# PROBLEM
Images are not part of the copy; write out the rest of the data exactly as given.

# EXTRACTED MATERIAL
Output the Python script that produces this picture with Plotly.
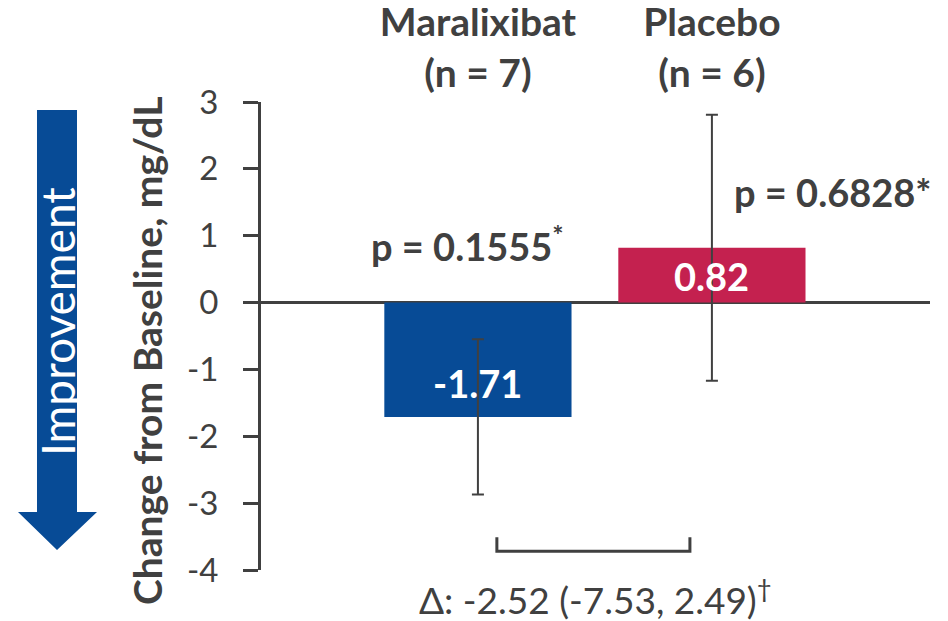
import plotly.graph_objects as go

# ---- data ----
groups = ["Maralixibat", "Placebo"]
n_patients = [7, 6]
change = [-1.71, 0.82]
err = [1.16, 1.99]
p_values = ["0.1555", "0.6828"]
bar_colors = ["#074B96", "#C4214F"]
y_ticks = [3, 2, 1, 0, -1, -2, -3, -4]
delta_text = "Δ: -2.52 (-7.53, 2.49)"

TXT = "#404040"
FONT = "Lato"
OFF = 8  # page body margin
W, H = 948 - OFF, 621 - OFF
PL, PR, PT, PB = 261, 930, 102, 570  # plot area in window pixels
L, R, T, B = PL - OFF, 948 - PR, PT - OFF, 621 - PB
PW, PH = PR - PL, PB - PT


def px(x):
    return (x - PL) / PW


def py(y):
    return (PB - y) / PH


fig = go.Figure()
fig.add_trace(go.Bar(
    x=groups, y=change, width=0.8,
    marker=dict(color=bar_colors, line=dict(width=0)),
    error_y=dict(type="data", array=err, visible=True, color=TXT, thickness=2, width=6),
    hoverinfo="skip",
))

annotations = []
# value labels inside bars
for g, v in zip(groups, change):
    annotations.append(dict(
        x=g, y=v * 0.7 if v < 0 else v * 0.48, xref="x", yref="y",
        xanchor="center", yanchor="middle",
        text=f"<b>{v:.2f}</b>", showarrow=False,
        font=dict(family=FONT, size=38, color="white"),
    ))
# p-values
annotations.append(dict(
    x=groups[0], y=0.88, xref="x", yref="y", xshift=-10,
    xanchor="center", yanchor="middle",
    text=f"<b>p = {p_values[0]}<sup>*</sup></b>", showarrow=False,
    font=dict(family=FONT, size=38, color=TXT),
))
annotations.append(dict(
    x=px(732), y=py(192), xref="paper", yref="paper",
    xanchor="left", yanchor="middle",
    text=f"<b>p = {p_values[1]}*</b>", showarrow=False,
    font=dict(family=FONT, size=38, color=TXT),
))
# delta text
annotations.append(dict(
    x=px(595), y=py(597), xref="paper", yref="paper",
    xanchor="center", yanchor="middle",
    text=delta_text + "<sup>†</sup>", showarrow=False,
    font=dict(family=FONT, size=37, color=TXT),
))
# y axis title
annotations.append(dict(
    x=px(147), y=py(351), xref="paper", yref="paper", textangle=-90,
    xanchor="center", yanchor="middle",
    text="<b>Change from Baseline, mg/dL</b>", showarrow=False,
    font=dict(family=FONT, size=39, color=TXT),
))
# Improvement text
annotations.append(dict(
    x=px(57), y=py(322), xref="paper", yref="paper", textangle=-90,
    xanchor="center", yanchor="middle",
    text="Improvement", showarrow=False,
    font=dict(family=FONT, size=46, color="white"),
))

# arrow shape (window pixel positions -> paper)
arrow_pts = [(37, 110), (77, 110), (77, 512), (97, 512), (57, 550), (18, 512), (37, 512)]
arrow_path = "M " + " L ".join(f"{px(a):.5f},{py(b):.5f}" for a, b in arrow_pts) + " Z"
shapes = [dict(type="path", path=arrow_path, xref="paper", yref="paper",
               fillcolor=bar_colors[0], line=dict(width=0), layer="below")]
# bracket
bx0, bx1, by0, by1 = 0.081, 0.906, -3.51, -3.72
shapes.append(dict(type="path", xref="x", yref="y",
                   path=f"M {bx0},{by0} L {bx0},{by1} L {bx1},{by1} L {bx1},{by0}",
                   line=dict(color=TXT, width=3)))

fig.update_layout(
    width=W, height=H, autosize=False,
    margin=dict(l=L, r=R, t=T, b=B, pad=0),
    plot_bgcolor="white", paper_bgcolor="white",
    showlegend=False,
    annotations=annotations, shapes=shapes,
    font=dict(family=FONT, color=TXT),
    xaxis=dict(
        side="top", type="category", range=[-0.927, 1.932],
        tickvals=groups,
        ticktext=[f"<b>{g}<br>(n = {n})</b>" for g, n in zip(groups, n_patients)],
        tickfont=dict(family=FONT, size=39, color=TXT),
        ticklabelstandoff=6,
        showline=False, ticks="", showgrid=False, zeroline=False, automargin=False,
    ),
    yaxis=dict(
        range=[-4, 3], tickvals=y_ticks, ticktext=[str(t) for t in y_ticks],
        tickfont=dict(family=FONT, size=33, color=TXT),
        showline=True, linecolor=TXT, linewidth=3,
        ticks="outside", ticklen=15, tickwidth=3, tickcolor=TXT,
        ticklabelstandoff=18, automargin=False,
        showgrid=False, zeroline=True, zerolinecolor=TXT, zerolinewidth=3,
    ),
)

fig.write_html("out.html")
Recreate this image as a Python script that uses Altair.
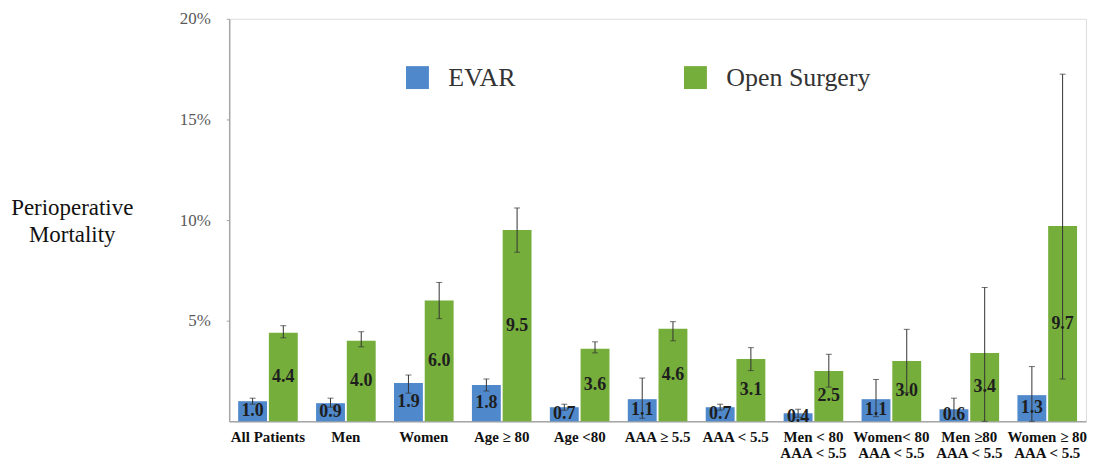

# FINAL RESULT
Output the Python script that produces this picture with Plotly.
import plotly.graph_objects as go

# ---- data ----
groups = ["Maralixibat", "Placebo"]
n_patients = [7, 6]
change = [-1.71, 0.82]
err = [1.16, 1.99]
p_values = ["0.1555", "0.6828"]
bar_colors = ["#074B96", "#C4214F"]
y_ticks = [3, 2, 1, 0, -1, -2, -3, -4]
delta_text = "Δ: -2.52 (-7.53, 2.49)"

TXT = "#404040"
FONT = "Lato"
OFF = 8  # page body margin
W, H = 948 - OFF, 621 - OFF
PL, PR, PT, PB = 261, 930, 102, 570  # plot area in window pixels
L, R, T, B = PL - OFF, 948 - PR, PT - OFF, 621 - PB
PW, PH = PR - PL, PB - PT


def px(x):
    return (x - PL) / PW


def py(y):
    return (PB - y) / PH


fig = go.Figure()
fig.add_trace(go.Bar(
    x=groups, y=change, width=0.8,
    marker=dict(color=bar_colors, line=dict(width=0)),
    error_y=dict(type="data", array=err, visible=True, color=TXT, thickness=2, width=6),
    hoverinfo="skip",
))

annotations = []
# value labels inside bars
for g, v in zip(groups, change):
    annotations.append(dict(
        x=g, y=v * 0.7 if v < 0 else v * 0.48, xref="x", yref="y",
        xanchor="center", yanchor="middle",
        text=f"<b>{v:.2f}</b>", showarrow=False,
        font=dict(family=FONT, size=38, color="white"),
    ))
# p-values
annotations.append(dict(
    x=groups[0], y=0.88, xref="x", yref="y", xshift=-10,
    xanchor="center", yanchor="middle",
    text=f"<b>p = {p_values[0]}<sup>*</sup></b>", showarrow=False,
    font=dict(family=FONT, size=38, color=TXT),
))
annotations.append(dict(
    x=px(732), y=py(192), xref="paper", yref="paper",
    xanchor="left", yanchor="middle",
    text=f"<b>p = {p_values[1]}*</b>", showarrow=False,
    font=dict(family=FONT, size=38, color=TXT),
))
# delta text
annotations.append(dict(
    x=px(595), y=py(597), xref="paper", yref="paper",
    xanchor="center", yanchor="middle",
    text=delta_text + "<sup>†</sup>", showarrow=False,
    font=dict(family=FONT, size=37, color=TXT),
))
# y axis title
annotations.append(dict(
    x=px(147), y=py(351), xref="paper", yref="paper", textangle=-90,
    xanchor="center", yanchor="middle",
    text="<b>Change from Baseline, mg/dL</b>", showarrow=False,
    font=dict(family=FONT, size=39, color=TXT),
))
# Improvement text
annotations.append(dict(
    x=px(57), y=py(322), xref="paper", yref="paper", textangle=-90,
    xanchor="center", yanchor="middle",
    text="Improvement", showarrow=False,
    font=dict(family=FONT, size=46, color="white"),
))

# arrow shape (window pixel positions -> paper)
arrow_pts = [(37, 110), (77, 110), (77, 512), (97, 512), (57, 550), (18, 512), (37, 512)]
arrow_path = "M " + " L ".join(f"{px(a):.5f},{py(b):.5f}" for a, b in arrow_pts) + " Z"
shapes = [dict(type="path", path=arrow_path, xref="paper", yref="paper",
               fillcolor=bar_colors[0], line=dict(width=0), layer="below")]
# bracket
bx0, bx1, by0, by1 = 0.081, 0.906, -3.51, -3.72
shapes.append(dict(type="path", xref="x", yref="y",
                   path=f"M {bx0},{by0} L {bx0},{by1} L {bx1},{by1} L {bx1},{by0}",
                   line=dict(color=TXT, width=3)))

fig.update_layout(
    width=W, height=H, autosize=False,
    margin=dict(l=L, r=R, t=T, b=B, pad=0),
    plot_bgcolor="white", paper_bgcolor="white",
    showlegend=False,
    annotations=annotations, shapes=shapes,
    font=dict(family=FONT, color=TXT),
    xaxis=dict(
        side="top", type="category", range=[-0.927, 1.932],
        tickvals=groups,
        ticktext=[f"<b>{g}<br>(n = {n})</b>" for g, n in zip(groups, n_patients)],
        tickfont=dict(family=FONT, size=39, color=TXT),
        ticklabelstandoff=6,
        showline=False, ticks="", showgrid=False, zeroline=False, automargin=False,
    ),
    yaxis=dict(
        range=[-4, 3], tickvals=y_ticks, ticktext=[str(t) for t in y_ticks],
        tickfont=dict(family=FONT, size=33, color=TXT),
        showline=True, linecolor=TXT, linewidth=3,
        ticks="outside", ticklen=15, tickwidth=3, tickcolor=TXT,
        ticklabelstandoff=18, automargin=False,
        showgrid=False, zeroline=True, zerolinecolor=TXT, zerolinewidth=3,
    ),
)

fig.write_html("out.html")
Recreate this image as a Python script that uses Altair.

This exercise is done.